This procedure would have the effect of making the sale price of a piece of land, not including the price of buildings and other improvements on it, practically zero. The cost of being a landholder would be, not the original sale price, but the tax, equivalent to rent. A man who chose to hold his "fair share," or 1/Nth of all the land, would pay a land tax about equal to his dividend check, and so would break even. By 1/Nth of the land is meant land with a value equal to 1/Nth of the value of all the land in the country.

Naturally, an acre in the business district of a great city would be worth as much as many square miles in the open country. Some would prefer to hold more than one N'th of the land and pay for the privilege. Some would prefer to hold less land, or no land at all, and get a small annual check representing the dividend on their inheritance from their father Adam.

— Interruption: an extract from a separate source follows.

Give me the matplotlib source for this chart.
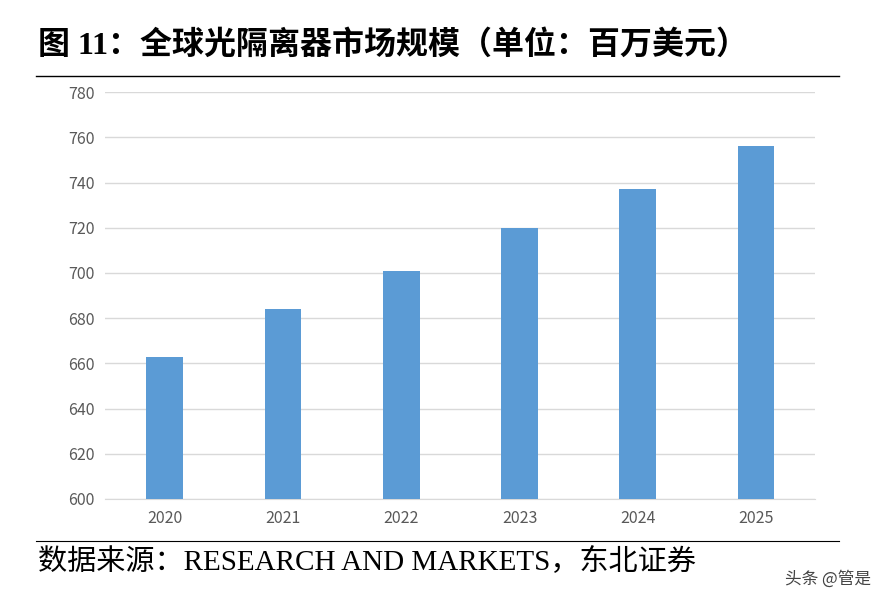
import matplotlib
matplotlib.use("Agg")
import matplotlib.pyplot as plt
from matplotlib.lines import Line2D

years = ["2020", "2021", "2022", "2023", "2024", "2025"]
values = [663, 684, 701, 720, 737, 756]
yticks = list(range(600, 781, 20))

plt.rcParams['font.family'] = ['Noto Sans CJK SC', 'DejaVu Sans']
fig = plt.figure(figsize=(8.93, 6.10), dpi=100)
ax = fig.add_axes([0.118, 0.182, 0.795, 0.667])
x = range(len(years))
ax.bar(x, values, width=0.31, color="#5b9bd5", zorder=3)
ax.set_ylim(600, 780)
ax.set_xlim(-0.5, len(years) - 0.5)
ax.set_yticks(yticks)
ax.set_xticks(list(x))
ax.set_xticklabels(years)
ax.grid(axis='y', color='#d9d9d9', linewidth=1, zorder=0)
for s in ['top', 'right', 'left']:
    ax.spines[s].set_visible(False)
ax.spines['bottom'].set_color('#d9d9d9')
ax.tick_params(length=0, labelsize=11.5, colors='#595959', pad=8)

fig.text(0.042, 0.925, "图 11：全球光隔离器市场规模（单位：百万美元）", fontsize=23, fontweight='bold', va='center',
         family=['Liberation Serif', 'Noto Sans CJK SC'])
fig.add_artist(Line2D([0.04, 0.94], [0.876, 0.876], color='black', linewidth=1))
fig.add_artist(Line2D([0.04, 0.94], [0.113, 0.113], color='black', linewidth=0.8))
fig.text(0.042, 0.078, "数据来源：RESEARCH AND MARKETS，东北证券", fontsize=21, va='center',
         family=['Liberation Serif', 'Noto Sans CJK SC'])
fig.text(0.975, 0.05, "头条 @管是", fontsize=12, color='#444444', ha='right', va='center')
fig.savefig("out.png", dpi=100, facecolor='white')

Note that, at least for the able-bodied, this solves the problem of poverty at a stroke. If the total land and total labor of the world are enough to feed and clothe the existing population, then 1/Nth of the land and 1/Nth of the labor are enough to feed and clothe 1/Nth of the population. A family of 4 occupying 4/Nths of the land (which is what their dividend checks will enable them to pay the tax on) will find that their labor applied to that land is enough to enable them to feed and clothe themselves. Of course, they may prefer to apply their labor elsewhere more profitably, but the situation from which we start is one in which everyone has his own plot of ground from which to wrest a living by the strength of his own back, and any deviation from this is the result of voluntary exchanges agreed to by the parties directly involved, who judge themselves to be better off as the result of the exchanges.

Some readers may think this a very radical proposal. In fact, it is extremely conservative, in the sense of being in agreement with historic ideas about land ownership as opposed to ownership of, say, tools or vehicles or gold or domestic animals or other movables. The laws of English-speaking countries uniformly distinguish between real property (land) and personal property (everything else). In this context, "real" is not the opposite of "imaginary." It is a form of the word "royal," and means that the ultimate owner of the land is the king, as symbol of the people. Note that English-derived law does not recognize "landowners." The term is "landholders." The concept of eminent domain is that the landholder may be forced to surrender his landholdings to the government for a public purpose. Historically, eminent domain does not apply to property other than land, although complications arise when there are buildings on the land that is being seized.

I will mention in passing that the proposals of Henry George have attracted support from persons as diverse as Felix Morley, Aldous Huxley, Woodrow Wilson, Helen Keller, Winston Churchill, Leo Tolstoy, William F Buckley Jr, and Sun Yat-sen. To the Five Nobel Prizes authorized by Alfred Nobel himself there has been added a sixth, in Economics, and the Henry George Foundation claims eight of the Economics Laureates as supporters, in whole or in part, of the proposals of Henry George (Paul Samuelson, 1970; Milton Friedman, 1976; Herbert A Simon, 1978; James Tobin, 1981; Franco Modigliani, 1985; James M Buchanan, 1986; Robert M Solow, 1987; William S Vickrey, 1996).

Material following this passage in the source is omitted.